Oggi è il 25 Aprile, anniversario della liberazione d’Italia. Conosciuta come festa della liberazione, è una festa nazionale della Repubblica Italiana per commemorare la liberazione d’Italia dall’occupazione nazista e dal fascismo, a coronamento della resistenza italiana al nazifascismo. La dittatura di Benito Mussolini ebbe inizio con la marcia su Roma del 28 ottobre 1922, allorquando migliaia di fascisti erano intenzionati ad effettuare un colpo di Stato. Il re rifiutò di firmare il decreto dello stato d’assedio, il capo del governo Facta si dimise, Vittorio Emanuele III incaricò il Duce di formare il governo. Nel frattempo i suoi uomini si recarono a S.Lorenzo, quartiere della capitale che con i suoi abitanti, in prevalenza operai e ferrovieri socialisti, si oppose ai fascisti, uccidendo 13 anime e scaraventando dalle finestre molti altri, rendendoli paralizzati per tutta l’esistenza. Per ottenere la fiducia in parlamento il Duce necessitava del sostegno del Partito Popolare Italiano di don Luigi Sturzo. Nel discorso del bivacco alla Camera dei deputati di Mussolini, questo fu un passaggio significativo: “Affermo che la rivoluzione ha i suoi diritti. Aggiungo, perché ognuno lo sappia, che io sono qui per difendere e potenziare al massimo grado la rivoluzione delle “camicie nere”, inserendola intimamente come forza di sviluppo, di progresso e di equilibrio nella storia della Nazione”.
Al termine si tennero le votazioni sulla fiducia: il Governo ottenne alla Camera 306 voti favorevoli, tra cui quelli di De Gasperi, Giolitti e Gronchi, 116 contrari; socialisti unitari, socialisti massimalisti, repubblicani e comunisti e 7 astenuti. Dell’esecutivo facevano parte due ministri del PPI, al Lavoro e Previdenza Sociale Stefano Cavazzoni, al Tesoro Vincenzo Tangorra. Nello stesso anno, in dicembre, i fascisti assaltarono la camera del lavoro di Torino e nei giorni seguenti furono uccisi 11 operai antifascisti. I ministri del PPI ne uscirono nell’aprile del 1923 su impulso del loro segretario Sturzo.
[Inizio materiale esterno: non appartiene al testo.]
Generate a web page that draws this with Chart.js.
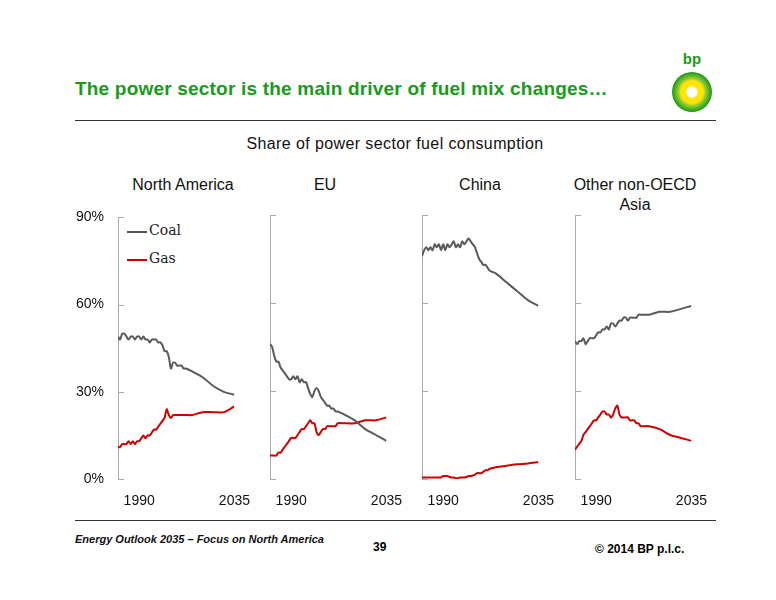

La decisione non piacque alle gerarchie vaticane, il Papa Ratti inviò un documento in cui invitò tutti gli ecclesiastici a non collaborare con nessun partito politico, neanche con quelli di matrice cattolica. Dagli archivi è stata ritrovata la lettera in cui si invitava don Luigi Sturzo a rassegnare le dimissioni dalla carica di segretario del Partito Popolare Italiano, Sturzo obbedì e le rassegnò nel luglio del 1923. De Gasperi, in qualità di capogruppo del PPI, tenne un discorso alla Camera dei Deputati esprimendo il suo parere verso la legge elettorale Acerbo che stabilì: la lista più votata a livello nazionale che avesse superato il 25% dei voti validi, avrebbe automaticamente ottenuto i 2/3 dei seggi della Camera dei deputati, eleggendo in blocco tutti i suoi candidati. Questo lo schieramento che l’approvò: PNF, PLI, PLD, PDSI, PA, PPI, PRI.
Il risultato nel collegio unico era decisivo per determinare la distribuzione dei seggi: nel caso in cui la lista più votata a livello nazionale avesse superato il 25% dei voti validi, avrebbe automaticamente ottenuto i 2/3 dei seggi della Camera dei deputati, eleggendo in blocco tutti i suoi candidati. Nel 1924 campagna elettorale: le elezioni si tennero in un clima di terrore e di ripetute violenze da parte dei sostenitori del Partito Nazionale Fascista, denunciate nella seduta parlamentare di fine maggio dal segretario socialista Matteotti, poi rapito e assassinato il 10 giugno 1924 da una squadra fascista capeggiata da Amerigo Dumini. La dittatura fascista durò fino al 25 Aprile 1945, quando alcuni membri del Comitato Liberazione Nazionale, tra cui Sandro Pertini che, anche grazie all’aiuto degli Alleati, incitò all’insurrezione: “Cittadini, lavoratori! Sciopero generale contro l’occupazione tedesca, contro la guerra fascista, per la salvezza delle nostre terre, delle nostre case, delle nostre officine. Come a Genova e a Torino, ponete i tedeschi di fronte al dilemma: arrendersi o perire”. Per non dimenticare.